- [Task details]
Reproduce nothing except the lines between the line with "Convert this chart to Plotly.js code." and the line with "const setiembre2021 = [20,14,13,20,19,7,4,1,1];", both ends included, and please leave out pictures.

[Source code of charts]

• • •

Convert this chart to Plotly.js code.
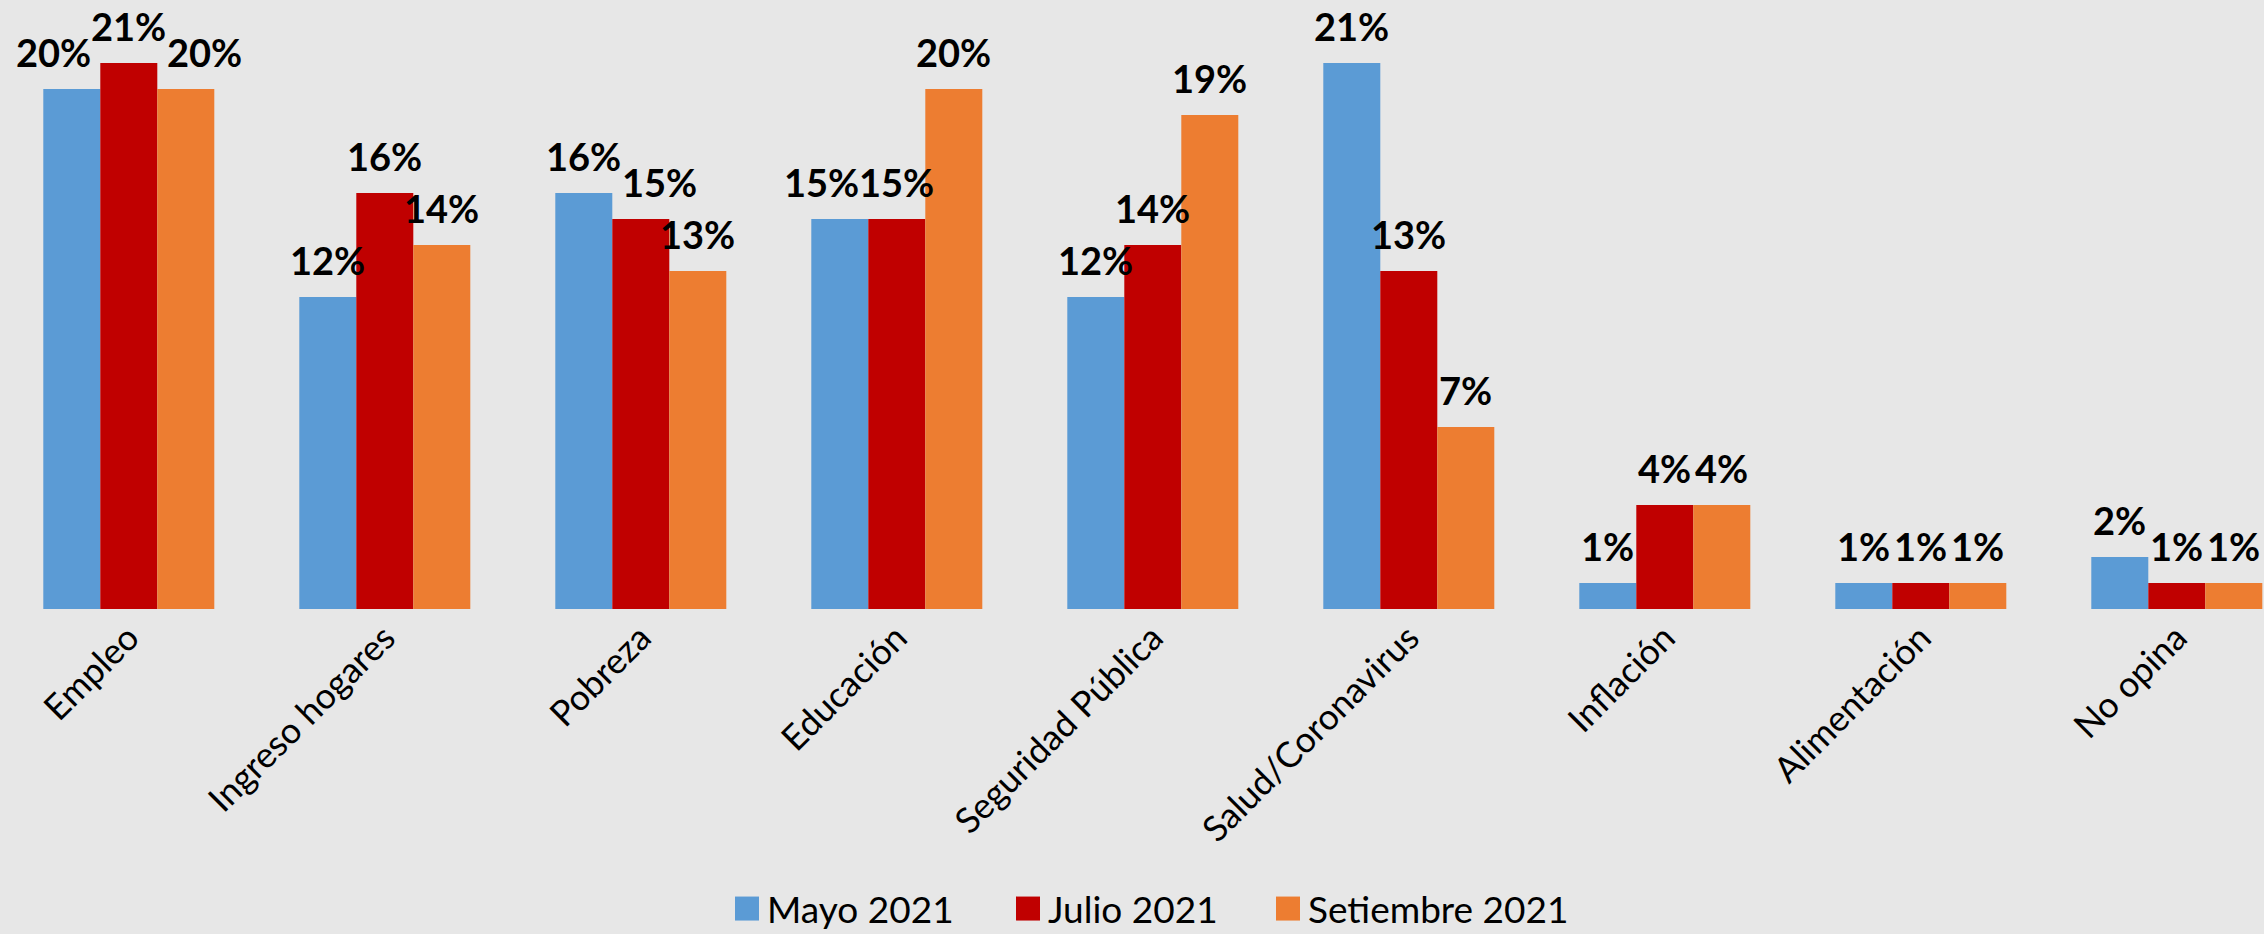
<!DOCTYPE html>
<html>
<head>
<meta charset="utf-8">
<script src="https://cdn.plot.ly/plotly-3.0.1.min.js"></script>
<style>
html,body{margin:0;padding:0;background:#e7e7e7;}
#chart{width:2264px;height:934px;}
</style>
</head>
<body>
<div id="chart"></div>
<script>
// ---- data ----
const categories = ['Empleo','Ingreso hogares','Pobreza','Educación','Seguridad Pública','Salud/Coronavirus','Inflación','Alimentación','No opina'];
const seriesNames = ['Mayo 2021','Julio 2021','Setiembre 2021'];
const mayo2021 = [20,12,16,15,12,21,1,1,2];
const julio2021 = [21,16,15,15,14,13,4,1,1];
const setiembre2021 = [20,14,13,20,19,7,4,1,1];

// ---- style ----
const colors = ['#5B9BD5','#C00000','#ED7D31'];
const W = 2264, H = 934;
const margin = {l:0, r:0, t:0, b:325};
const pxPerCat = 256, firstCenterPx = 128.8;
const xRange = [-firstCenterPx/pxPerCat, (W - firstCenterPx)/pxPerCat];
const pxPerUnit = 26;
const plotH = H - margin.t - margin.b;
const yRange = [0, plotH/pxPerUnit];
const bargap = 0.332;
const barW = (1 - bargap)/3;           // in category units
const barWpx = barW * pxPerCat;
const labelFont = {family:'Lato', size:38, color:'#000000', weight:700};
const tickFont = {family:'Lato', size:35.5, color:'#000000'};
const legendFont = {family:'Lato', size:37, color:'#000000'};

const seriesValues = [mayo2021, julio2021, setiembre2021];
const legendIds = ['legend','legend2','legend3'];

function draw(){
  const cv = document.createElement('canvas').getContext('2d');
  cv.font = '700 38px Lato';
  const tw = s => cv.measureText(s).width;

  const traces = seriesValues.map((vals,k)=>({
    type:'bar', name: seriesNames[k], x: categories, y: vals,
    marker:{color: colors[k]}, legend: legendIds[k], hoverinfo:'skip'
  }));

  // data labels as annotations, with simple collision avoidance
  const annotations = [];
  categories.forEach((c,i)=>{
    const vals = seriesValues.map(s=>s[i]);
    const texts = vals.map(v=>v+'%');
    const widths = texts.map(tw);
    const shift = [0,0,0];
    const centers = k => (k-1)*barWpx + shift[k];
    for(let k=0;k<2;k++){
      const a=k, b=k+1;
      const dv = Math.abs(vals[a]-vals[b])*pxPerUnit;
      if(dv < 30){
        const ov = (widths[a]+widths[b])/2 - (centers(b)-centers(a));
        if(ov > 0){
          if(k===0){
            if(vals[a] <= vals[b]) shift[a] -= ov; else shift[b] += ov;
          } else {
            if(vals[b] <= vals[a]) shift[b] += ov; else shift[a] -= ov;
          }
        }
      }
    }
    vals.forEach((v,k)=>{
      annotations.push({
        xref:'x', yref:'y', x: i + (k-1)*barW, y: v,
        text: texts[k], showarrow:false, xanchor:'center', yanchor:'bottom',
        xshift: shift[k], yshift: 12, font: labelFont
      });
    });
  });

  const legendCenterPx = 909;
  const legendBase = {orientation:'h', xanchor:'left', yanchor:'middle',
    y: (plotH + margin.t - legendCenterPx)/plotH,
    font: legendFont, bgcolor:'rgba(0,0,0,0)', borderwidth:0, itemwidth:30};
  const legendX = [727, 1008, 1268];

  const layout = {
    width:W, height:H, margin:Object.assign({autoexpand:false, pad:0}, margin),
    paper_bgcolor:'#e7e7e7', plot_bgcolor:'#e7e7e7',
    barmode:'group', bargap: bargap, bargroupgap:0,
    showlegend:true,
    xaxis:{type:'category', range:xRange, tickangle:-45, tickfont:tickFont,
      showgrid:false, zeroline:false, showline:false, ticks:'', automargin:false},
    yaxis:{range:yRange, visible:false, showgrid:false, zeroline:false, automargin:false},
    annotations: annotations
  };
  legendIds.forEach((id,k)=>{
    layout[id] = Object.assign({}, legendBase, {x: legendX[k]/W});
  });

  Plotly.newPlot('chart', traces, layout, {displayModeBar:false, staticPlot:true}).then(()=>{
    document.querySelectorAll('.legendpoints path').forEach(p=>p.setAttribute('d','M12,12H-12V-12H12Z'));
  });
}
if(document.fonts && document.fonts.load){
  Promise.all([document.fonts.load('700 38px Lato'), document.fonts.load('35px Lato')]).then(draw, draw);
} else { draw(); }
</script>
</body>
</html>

• • •

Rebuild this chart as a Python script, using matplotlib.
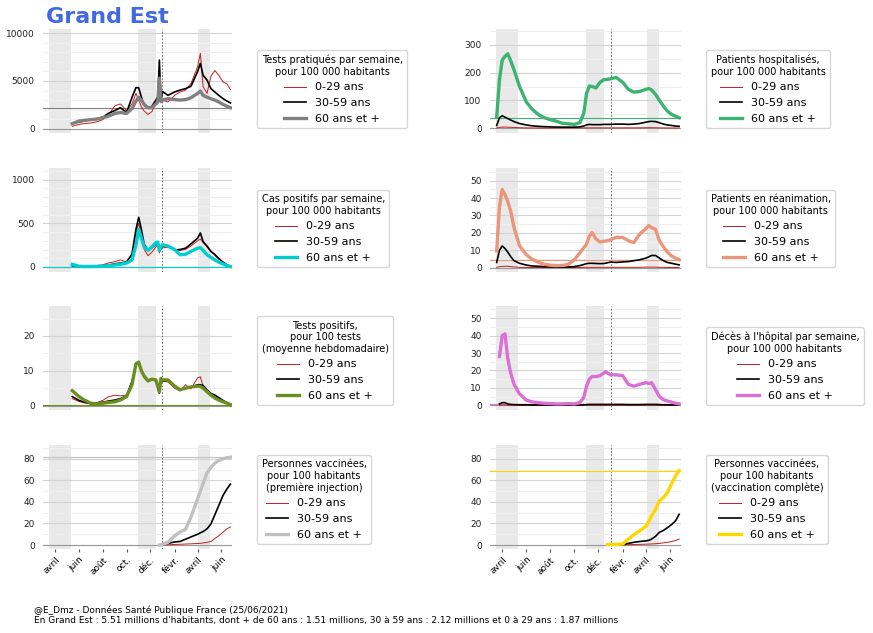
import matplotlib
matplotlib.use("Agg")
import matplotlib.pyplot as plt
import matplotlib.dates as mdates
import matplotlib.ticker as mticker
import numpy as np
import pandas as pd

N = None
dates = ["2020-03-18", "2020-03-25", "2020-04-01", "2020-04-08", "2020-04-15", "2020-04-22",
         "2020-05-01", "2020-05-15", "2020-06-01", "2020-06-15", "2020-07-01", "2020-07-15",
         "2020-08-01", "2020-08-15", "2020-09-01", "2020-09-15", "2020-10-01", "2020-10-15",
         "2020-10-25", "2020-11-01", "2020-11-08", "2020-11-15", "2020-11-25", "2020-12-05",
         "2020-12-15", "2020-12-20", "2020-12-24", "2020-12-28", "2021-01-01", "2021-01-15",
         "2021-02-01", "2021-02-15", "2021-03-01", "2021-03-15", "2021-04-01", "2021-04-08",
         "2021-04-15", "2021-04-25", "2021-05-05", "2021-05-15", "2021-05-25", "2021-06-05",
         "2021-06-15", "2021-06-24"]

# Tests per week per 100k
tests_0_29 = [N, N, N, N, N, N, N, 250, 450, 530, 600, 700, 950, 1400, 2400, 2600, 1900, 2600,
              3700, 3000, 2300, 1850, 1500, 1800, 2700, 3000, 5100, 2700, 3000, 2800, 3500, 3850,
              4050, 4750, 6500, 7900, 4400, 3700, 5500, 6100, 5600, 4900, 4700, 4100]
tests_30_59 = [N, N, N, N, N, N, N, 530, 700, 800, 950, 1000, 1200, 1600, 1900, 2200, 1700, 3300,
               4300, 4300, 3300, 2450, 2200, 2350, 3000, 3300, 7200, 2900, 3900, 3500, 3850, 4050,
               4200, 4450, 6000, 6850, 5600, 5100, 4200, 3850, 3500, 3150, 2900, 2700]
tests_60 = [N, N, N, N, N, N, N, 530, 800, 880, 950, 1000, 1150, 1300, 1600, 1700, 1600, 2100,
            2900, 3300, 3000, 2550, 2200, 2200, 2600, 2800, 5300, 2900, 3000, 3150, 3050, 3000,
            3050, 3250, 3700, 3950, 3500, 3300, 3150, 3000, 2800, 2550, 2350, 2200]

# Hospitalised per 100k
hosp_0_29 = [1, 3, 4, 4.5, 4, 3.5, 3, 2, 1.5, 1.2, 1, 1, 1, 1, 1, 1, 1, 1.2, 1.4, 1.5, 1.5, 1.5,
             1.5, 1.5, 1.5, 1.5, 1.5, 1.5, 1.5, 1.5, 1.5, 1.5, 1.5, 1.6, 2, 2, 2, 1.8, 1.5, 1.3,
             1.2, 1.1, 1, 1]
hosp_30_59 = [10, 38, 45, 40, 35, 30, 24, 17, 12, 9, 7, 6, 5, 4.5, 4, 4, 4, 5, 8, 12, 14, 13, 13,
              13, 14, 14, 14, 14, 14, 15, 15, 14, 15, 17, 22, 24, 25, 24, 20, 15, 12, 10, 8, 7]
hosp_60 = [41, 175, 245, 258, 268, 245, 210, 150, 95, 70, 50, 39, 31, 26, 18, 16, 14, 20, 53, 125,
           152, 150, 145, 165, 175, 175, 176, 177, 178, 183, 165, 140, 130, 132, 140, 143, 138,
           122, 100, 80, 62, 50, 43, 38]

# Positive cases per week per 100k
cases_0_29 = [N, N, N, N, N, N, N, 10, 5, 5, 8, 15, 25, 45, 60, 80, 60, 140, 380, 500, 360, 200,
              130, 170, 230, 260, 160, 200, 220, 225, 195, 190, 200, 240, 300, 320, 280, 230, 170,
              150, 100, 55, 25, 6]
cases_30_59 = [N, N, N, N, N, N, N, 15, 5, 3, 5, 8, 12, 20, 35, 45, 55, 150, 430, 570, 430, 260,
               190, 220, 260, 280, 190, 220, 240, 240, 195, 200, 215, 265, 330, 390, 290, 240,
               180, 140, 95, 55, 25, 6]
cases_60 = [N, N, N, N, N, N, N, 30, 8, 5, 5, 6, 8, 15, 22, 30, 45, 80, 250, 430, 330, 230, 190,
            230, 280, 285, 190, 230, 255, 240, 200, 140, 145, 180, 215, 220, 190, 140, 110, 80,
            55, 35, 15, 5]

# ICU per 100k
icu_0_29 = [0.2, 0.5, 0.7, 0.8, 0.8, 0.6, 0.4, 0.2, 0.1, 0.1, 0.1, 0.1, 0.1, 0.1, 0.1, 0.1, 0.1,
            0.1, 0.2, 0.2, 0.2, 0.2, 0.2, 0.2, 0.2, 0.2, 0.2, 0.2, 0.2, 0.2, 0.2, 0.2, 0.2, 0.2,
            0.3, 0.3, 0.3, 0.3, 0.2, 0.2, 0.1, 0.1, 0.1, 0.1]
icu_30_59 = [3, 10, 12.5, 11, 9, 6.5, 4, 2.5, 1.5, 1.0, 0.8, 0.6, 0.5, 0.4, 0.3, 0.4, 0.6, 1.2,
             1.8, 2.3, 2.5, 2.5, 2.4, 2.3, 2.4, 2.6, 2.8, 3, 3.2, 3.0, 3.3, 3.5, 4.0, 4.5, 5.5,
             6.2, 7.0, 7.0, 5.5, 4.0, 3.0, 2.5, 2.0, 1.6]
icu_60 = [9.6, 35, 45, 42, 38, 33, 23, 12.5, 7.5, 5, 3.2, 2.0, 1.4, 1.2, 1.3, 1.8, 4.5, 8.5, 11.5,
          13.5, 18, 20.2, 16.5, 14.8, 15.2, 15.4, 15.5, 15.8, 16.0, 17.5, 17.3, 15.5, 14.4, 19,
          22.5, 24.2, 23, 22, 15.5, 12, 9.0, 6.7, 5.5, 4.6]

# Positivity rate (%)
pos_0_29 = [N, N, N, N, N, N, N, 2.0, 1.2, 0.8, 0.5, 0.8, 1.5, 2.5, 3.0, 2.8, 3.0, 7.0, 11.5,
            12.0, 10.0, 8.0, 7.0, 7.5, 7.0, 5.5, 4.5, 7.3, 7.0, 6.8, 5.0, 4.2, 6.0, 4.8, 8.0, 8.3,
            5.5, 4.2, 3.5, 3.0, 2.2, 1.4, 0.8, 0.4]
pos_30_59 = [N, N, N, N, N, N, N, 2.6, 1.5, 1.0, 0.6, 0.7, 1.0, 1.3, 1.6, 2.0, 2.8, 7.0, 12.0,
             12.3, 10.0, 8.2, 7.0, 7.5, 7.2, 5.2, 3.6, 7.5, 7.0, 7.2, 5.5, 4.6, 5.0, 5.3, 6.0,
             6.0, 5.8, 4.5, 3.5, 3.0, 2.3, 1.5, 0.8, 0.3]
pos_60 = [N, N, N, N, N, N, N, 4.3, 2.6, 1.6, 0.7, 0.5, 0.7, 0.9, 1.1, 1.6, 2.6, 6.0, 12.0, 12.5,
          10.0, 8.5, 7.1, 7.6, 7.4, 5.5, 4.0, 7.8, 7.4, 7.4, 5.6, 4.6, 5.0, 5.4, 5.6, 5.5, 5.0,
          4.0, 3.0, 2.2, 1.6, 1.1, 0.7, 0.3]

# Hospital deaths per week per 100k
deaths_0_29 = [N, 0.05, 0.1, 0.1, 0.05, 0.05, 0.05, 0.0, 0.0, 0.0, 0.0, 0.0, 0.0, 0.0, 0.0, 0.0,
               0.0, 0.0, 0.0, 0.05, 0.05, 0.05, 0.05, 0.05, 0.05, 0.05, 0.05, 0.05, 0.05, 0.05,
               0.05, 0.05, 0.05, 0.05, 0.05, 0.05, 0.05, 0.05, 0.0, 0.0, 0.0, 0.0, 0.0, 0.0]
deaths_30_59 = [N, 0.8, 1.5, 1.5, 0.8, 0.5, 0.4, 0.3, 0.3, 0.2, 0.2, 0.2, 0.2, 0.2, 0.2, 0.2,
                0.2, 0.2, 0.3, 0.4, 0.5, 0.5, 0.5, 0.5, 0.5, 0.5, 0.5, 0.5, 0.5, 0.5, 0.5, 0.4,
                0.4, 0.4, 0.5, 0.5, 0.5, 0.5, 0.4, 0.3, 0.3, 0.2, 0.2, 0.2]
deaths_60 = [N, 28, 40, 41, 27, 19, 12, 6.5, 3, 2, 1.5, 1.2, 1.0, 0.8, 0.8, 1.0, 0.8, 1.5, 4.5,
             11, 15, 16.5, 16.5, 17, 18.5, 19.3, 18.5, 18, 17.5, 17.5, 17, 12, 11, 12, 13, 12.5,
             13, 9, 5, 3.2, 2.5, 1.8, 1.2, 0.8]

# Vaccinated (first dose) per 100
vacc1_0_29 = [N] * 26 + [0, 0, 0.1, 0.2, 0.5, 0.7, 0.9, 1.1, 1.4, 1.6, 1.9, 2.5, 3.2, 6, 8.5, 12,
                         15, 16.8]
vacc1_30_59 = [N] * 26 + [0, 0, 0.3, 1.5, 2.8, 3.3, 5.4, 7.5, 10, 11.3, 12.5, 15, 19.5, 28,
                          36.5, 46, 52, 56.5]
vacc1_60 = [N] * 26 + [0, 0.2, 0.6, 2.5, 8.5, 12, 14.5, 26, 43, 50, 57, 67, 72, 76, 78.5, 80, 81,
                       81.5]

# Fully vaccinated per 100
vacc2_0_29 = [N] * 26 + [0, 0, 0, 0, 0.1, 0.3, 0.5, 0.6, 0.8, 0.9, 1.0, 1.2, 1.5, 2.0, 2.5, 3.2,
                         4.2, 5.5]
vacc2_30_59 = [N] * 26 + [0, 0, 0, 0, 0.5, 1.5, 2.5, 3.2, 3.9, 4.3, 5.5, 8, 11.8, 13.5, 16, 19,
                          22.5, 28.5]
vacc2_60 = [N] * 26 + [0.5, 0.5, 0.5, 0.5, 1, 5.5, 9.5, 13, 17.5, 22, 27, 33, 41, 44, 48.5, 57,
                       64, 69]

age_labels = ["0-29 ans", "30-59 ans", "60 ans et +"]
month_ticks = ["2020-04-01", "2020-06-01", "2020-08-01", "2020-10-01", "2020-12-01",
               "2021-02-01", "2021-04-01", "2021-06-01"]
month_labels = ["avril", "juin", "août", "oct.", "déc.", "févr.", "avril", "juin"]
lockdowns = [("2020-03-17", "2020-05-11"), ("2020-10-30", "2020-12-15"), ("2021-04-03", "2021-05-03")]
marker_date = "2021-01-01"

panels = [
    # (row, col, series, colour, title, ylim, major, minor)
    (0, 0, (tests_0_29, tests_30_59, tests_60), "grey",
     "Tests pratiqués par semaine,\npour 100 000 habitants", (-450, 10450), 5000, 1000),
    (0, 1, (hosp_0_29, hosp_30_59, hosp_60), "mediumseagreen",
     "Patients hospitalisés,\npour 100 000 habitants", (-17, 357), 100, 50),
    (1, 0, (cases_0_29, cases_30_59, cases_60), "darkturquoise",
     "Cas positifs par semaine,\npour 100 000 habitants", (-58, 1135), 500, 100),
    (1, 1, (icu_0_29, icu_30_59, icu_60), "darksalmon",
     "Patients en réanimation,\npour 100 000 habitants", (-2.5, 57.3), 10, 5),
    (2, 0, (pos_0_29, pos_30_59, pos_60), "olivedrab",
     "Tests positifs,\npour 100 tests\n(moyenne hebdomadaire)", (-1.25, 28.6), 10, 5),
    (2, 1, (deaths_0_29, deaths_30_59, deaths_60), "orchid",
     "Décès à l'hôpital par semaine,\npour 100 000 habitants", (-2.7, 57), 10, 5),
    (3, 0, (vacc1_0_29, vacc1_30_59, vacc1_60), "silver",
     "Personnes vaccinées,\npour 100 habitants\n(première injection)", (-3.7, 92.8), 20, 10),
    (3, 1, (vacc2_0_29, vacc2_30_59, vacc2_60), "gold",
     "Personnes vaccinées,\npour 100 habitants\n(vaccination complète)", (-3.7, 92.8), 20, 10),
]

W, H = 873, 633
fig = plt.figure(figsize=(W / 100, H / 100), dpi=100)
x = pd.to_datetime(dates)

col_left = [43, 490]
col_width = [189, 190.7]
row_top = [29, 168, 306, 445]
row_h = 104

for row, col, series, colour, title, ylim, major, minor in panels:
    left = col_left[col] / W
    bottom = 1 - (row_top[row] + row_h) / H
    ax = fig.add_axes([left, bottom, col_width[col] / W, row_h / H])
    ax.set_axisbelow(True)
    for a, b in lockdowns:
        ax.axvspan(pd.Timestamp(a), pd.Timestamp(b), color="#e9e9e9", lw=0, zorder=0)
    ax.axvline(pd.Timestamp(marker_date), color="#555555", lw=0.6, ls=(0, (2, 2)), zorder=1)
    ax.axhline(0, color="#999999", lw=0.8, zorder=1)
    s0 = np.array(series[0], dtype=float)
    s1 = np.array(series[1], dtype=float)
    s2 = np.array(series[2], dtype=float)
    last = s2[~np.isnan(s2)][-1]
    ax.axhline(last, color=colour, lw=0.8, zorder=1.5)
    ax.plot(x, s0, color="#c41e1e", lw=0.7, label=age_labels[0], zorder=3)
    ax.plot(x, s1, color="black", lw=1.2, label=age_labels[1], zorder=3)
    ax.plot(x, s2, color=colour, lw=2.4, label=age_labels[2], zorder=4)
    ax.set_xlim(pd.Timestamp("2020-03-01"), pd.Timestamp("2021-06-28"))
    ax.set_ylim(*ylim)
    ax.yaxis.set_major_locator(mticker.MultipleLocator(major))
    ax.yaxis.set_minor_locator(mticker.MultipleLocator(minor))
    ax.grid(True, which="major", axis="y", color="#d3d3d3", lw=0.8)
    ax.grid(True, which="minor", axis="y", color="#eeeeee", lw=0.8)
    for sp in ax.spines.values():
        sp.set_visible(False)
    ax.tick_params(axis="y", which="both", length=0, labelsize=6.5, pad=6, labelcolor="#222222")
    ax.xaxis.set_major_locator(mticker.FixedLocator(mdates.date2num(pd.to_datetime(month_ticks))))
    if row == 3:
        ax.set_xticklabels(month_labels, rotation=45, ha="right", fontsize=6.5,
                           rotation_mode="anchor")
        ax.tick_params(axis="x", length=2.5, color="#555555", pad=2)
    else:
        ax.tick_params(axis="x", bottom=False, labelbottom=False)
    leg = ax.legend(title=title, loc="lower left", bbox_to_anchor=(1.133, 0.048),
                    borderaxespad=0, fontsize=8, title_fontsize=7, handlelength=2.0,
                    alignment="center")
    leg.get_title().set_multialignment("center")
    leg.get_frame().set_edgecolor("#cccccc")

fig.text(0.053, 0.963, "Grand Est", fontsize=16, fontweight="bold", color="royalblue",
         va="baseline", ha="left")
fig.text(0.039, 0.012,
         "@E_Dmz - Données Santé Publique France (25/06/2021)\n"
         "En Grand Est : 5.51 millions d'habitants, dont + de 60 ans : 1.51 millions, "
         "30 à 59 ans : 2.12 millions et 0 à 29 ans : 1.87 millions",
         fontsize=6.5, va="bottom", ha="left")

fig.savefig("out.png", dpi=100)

• • •

- [Problem solution]
Convert this chart to Plotly.js code.
<!DOCTYPE html>
<html>
<head>
<meta charset="utf-8">
<script src="https://cdn.plot.ly/plotly-3.0.1.min.js"></script>
<style>
html,body{margin:0;padding:0;background:#e7e7e7;}
#chart{width:2264px;height:934px;}
</style>
</head>
<body>
<div id="chart"></div>
<script>
// ---- data ----
const categories = ['Empleo','Ingreso hogares','Pobreza','Educación','Seguridad Pública','Salud/Coronavirus','Inflación','Alimentación','No opina'];
const seriesNames = ['Mayo 2021','Julio 2021','Setiembre 2021'];
const mayo2021 = [20,12,16,15,12,21,1,1,2];
const julio2021 = [21,16,15,15,14,13,4,1,1];
const setiembre2021 = [20,14,13,20,19,7,4,1,1];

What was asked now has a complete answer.